Segnali contrastanti si registrano sul fronte degli investimenti e dell’occupazione. Nel 2023, gli investimenti nelle attività dell’economia circolare (come riciclo, riparazione, riutilizzo), nell’Europa dei 27 sono stati pari a 130,6 miliardi di euro, lo 0,8 del Pil. L’Italia, con 10,2 miliardi (0,5% del Pil), si colloca al terzo posto dopo Germania e Francia, ma registra un calo significativo rispetto al 2019: meno 22% in valore assoluto: Anche nell’occupazione il nostro Paese perde terreno in valore assoluto: 508 mila occupati, con un calo del 7% rispetto al 2019: Anche se, in rapporto al totale degli occupati, si allinea alla media Ue del 2%, superando Francia e Germania.

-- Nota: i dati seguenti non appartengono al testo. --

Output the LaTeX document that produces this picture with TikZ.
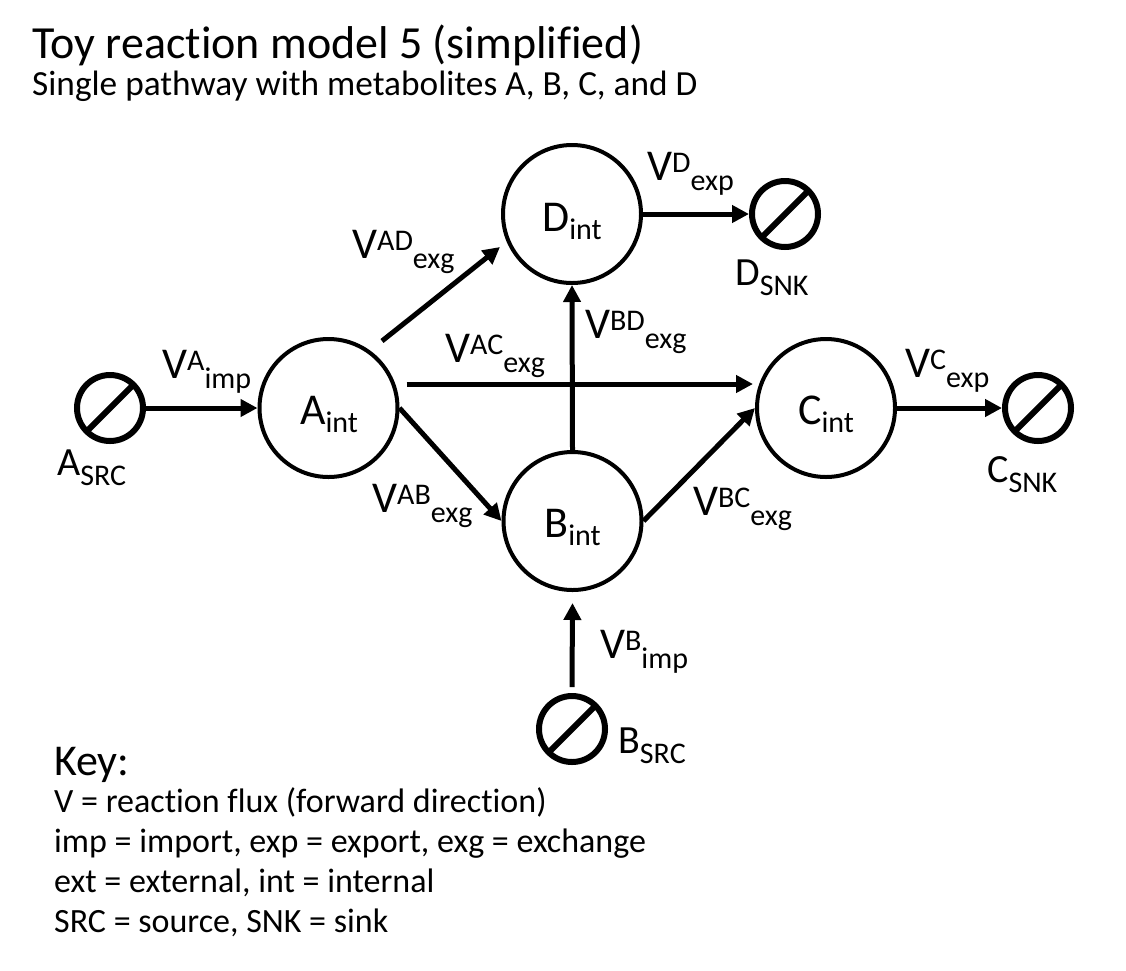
\documentclass[tikz,border=0pt]{standalone}
\usepackage{fontspec}
\setmainfont{Carlito}[Ligatures={NoCommon}]
\usetikzlibrary{arrows.meta,calc}
\newcommand{\fluxlab}[2]{\fontsize{44}{44}\selectfont V\raisebox{8pt}{\fontsize{30}{30}\selectfont #1}\raisebox{-10pt}{\fontsize{30}{30}\selectfont #2}}
\newcommand{\metlab}[2]{\fontsize{44}{44}\selectfont #1\raisebox{-8pt}{\fontsize{30}{30}\selectfont #2}}
\newcommand{\extlab}[2]{\fontsize{40}{40}\selectfont #1\raisebox{-10pt}{\fontsize{30}{30}\selectfont #2}}
\tikzset{
  metab/.style={circle, draw, line width=4pt, minimum size=138pt, inner sep=0pt},
  extnode/.style={circle, draw, line width=6pt, minimum size=66pt, inner sep=0pt,
    path picture={\draw[line width=6pt] (path picture bounding box.south west) -- (path picture bounding box.north east);}},
  flux/.style={line width=5pt, -{Triangle[length=17pt,width=17pt]}},
  txt/.style={inner sep=0pt, anchor=base west},
  ctxt/.style={inner sep=0pt, anchor=base},
  keytxt/.style={txt, font=\fontsize{34}{34}\selectfont},
}
\begin{document}
\begin{tikzpicture}[x=1pt,y=-1pt]
\useasboundingbox (0,0) rectangle (1126,970);
% title
\node[txt] (title) at (32,58) {\fontsize{46}{46}\selectfont Toy reaction model 5 (simplified)};
\node[txt] (subtitle) at (32,95) {\fontsize{35.3}{35.3}\selectfont Single pathway with metabolites A, B, C, and D};
% metabolites
\node[metab] (A) at (328.5,408) {};
\node[metab] (B) at (572.5,521) {};
\node[metab] (C) at (826,408) {};
\node[metab] (D) at (572,214) {};
\node[ctxt] (Alab) at (329,424) {\metlab{A}{int}};
\node[ctxt] (Blab) at (572.5,537) {\metlab{B}{int}};
\node[ctxt] (Clab) at (826,424) {\metlab{C}{int}};
\node[ctxt] (Dlab) at (572,231) {\metlab{D}{int}};
% sources and sinks
\node[extnode] (asrc) at (110,408) {};
\node[extnode] (bsrc) at (572,729) {};
\node[extnode] (csnk) at (1038,408) {};
\node[extnode] (dsnk) at (785,214) {};
\node[txt] (asrclab) at (57,475) {\extlab{A}{SRC}};
\node[txt] (bsrclab) at (618,753) {\extlab{B}{SRC}};
\node[txt] (csnklab) at (987,482) {\extlab{C}{SNK}};
\node[txt] (dsnklab) at (735,285) {\extlab{D}{SNK}};
% connectors
\draw[flux] (asrc) -- (A);
\draw[flux] ($(A)+(78,-24)$) -- ($(C)+(-73,-24)$);
\draw[flux] ($(A)+(53.5,-67)$) -- ($(D)+(-72,33)$);
\draw[flux] (A.east) -- (B.west);
\draw[flux] (B.north) -- (D.south);
\draw[flux] (B.east) -- (C.west);
\draw[flux] (D) -- (dsnk);
\draw[flux] (C) -- (csnk);
\draw[flux] ($(bsrc.north)+(0,-6)$) -- ($(B.south)+(0,11)$);
% flux labels
\node[txt] (vAimp) at (162,378) {\fluxlab{A}{imp}};
\node[txt] (vADexg) at (352,258) {\fluxlab{AD}{exg}};
\node[txt] (vACexg) at (445,362) {\fluxlab{AC}{exg}};
\node[txt] (vABexg) at (372,512) {\fluxlab{AB}{exg}};
\node[txt] (vBDexg) at (585,338) {\fluxlab{BD}{exg}};
\node[txt] (vBCexg) at (693,515) {\fluxlab{BC}{exg}};
\node[txt] (vDexp) at (647,180) {\fluxlab{D}{exp}};
\node[txt] (vCexp) at (905,377) {\fluxlab{C}{exp}};
\node[txt] (vBimp) at (600,658) {\fluxlab{B}{imp}};
% key
\node[txt] (key) at (54,775) {\fontsize{44}{44}\selectfont Key:};
\node[keytxt] (k1) at (54,812) {V = reaction flux (forward direction)};
\node[keytxt] (k2) at (54,852) {imp = import, exp = export, exg = exchange};
\node[keytxt] (k3) at (54,892) {ext = external, int = internal};
\node[keytxt] (k4) at (54,932) {SRC = source, SNK = sink};
\end{tikzpicture}
\end{document}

“Risulta urgente -, ha sottolineato Claudia Brunori, direttrice del Dipartimento Sostenibilità dell’Enea – l’implementazione di un sistema economico basato su un approccio circolare a partire dall’eco-design e dall’innovazione di prodotto, che garantisca un approvvigionamento sostenibile e sicuro delle materie prime, con particolare riguardo a quelle critiche e strategiche. Una grande opportunità di innovazione e competitività è legata al settore delle biotecnologie circolari, con applicazioni nel settore industriale e agrozootecnico”.

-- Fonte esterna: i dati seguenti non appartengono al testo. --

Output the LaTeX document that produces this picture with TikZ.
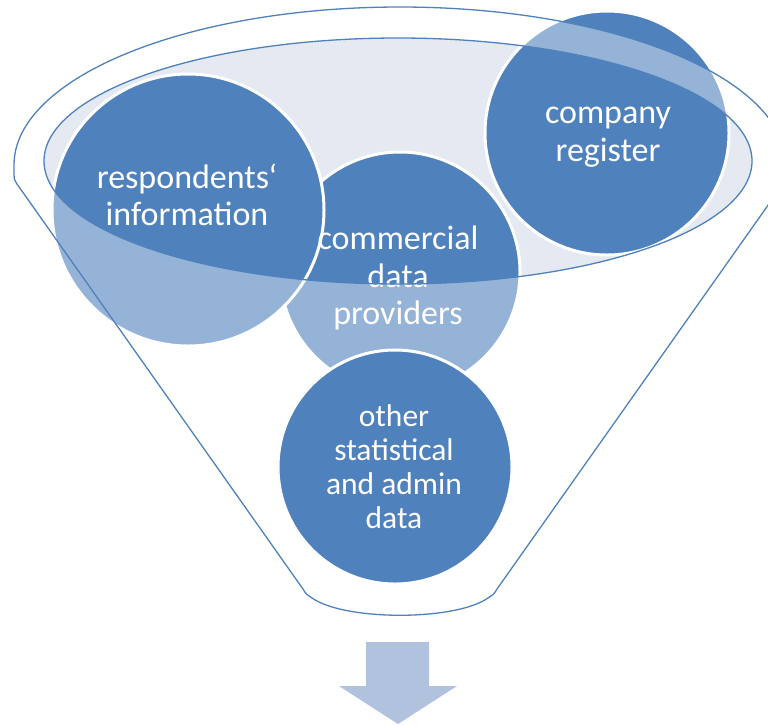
\documentclass[tikz,border=0pt]{standalone}
\usepackage{fontspec}
\setmainfont{Carlito}
\usepackage{tikz}
\definecolor{dataBlue}{HTML}{4F81BD}
\definecolor{rimFill}{HTML}{E4E9F2}
\definecolor{arrowBlue}{HTML}{B0C2DE}

\begin{document}
\begin{tikzpicture}[x=1pt, y=-1pt,
    bubble/.style={circle, draw=white, line width=3pt, fill=dataBlue, inner sep=0pt},
    bubble text/.style={text=white, align=center, inner sep=0pt, font=\fontsize{34}{37.5}\selectfont},
    funnel/.style={draw=dataBlue, line width=1.3pt}]
    \useasboundingbox (0,0) rectangle (768,724);

    %inner surface
    \fill[rimFill] (398,161) ellipse [x radius=354, y radius=123];

    %data sources
    \node[bubble, minimum size=240] (comm) at (400,272) {};
    \node[bubble, minimum size=272] (resp) at (188,210) {};
    \node[bubble, minimum size=244] (comp) at (607,133) {};

    \node[bubble text] (comm-txt) at (398,278) {commercial\\data\\providers};
    \node[bubble text] (resp-txt) at (187,195) {respondents‘\\information};
    \node[bubble text] (comp-txt) at (608,137) {company\\register};

    %funnel body (glass)
    \fill[white, fill opacity=0.4, even odd rule]
      (0,400) -- (0,165) -- (14,165) arc[start angle=180, end angle=360, x radius=386, y radius=158]
      -- (800,165) -- (800,400) -- cycle
      (398,161) ellipse [x radius=354, y radius=123];

    %funnel outline
    \draw[funnel]
      (14,175) -- (14,165) arc[start angle=180, end angle=360, x radius=386, y radius=158]
      -- (786,175) .. controls (786,179) .. (783,184)
      -- (497,589) .. controls (494,594) .. (488,598)
      .. controls (455,621) and (345,621) .. (312,598)
      .. controls (306,594) .. (303,589)
      -- (17,184) .. controls (14,179) .. cycle
      (398,161) ellipse [x radius=354, y radius=123];

    %result
    \node[bubble, minimum size=234] (other) at (395,467) {};
    \node[bubble text, font=\fontsize{31.5}{34}\selectfont] (other-txt) at (394,467) {other\\statistical\\and admin\\data};

    \fill[arrowBlue] (366,642) -- (429,642) -- (429,686) -- (457,686) -- (398,724)
      -- (339,686) -- (366,686) -- cycle;
\end{tikzpicture}
\end{document}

Tra i risultati di eccellenza emergono i numeri del riciclo degli imballaggi che, con oltre il 75% hanno già superato i target che l’Europa ha previsto per il 2030. Come ha ricordato Simona Fontana, direttore generale del Conai, “negli ultimi anni il sistema produttivo italiano ha dimostrato una crescente capacità di coniugare sostenibilità ambientale e competitività economica. In questo contesto l’attività di Conai rappresenta un esempio concreto di come la corretta gestione dei materiali possa generare valore tangibile per l’intera economia. Perché la sostenibilità, oggi, è un valore strategico. E il riciclo è economia reale, perché rappresenta una leva strategica per ridurre la dipendenza da materie prime vergini”.

“Si deve fare di più” è la conclusione che arriva dal rapporto, con una più efficace attuazione a livello nazionale delle misure già adottate dall’Unione Europea. Il Clean Industrial Act, presentato lo scorso febbraio dalla Commissione Europea, indica l’obiettivo di raddoppiare il tasso di circolarità dell’economia europea, passando dall’11,8% del 2023 al 24% entro il 2030. E con il nuovo Circular Economy Act, la cui presentazione è prevista nel 2026, si punterà ad accelerare ulteriormente la transizione, anche attraverso una efficace politica industriale e sostegno degli investimenti delle imprese.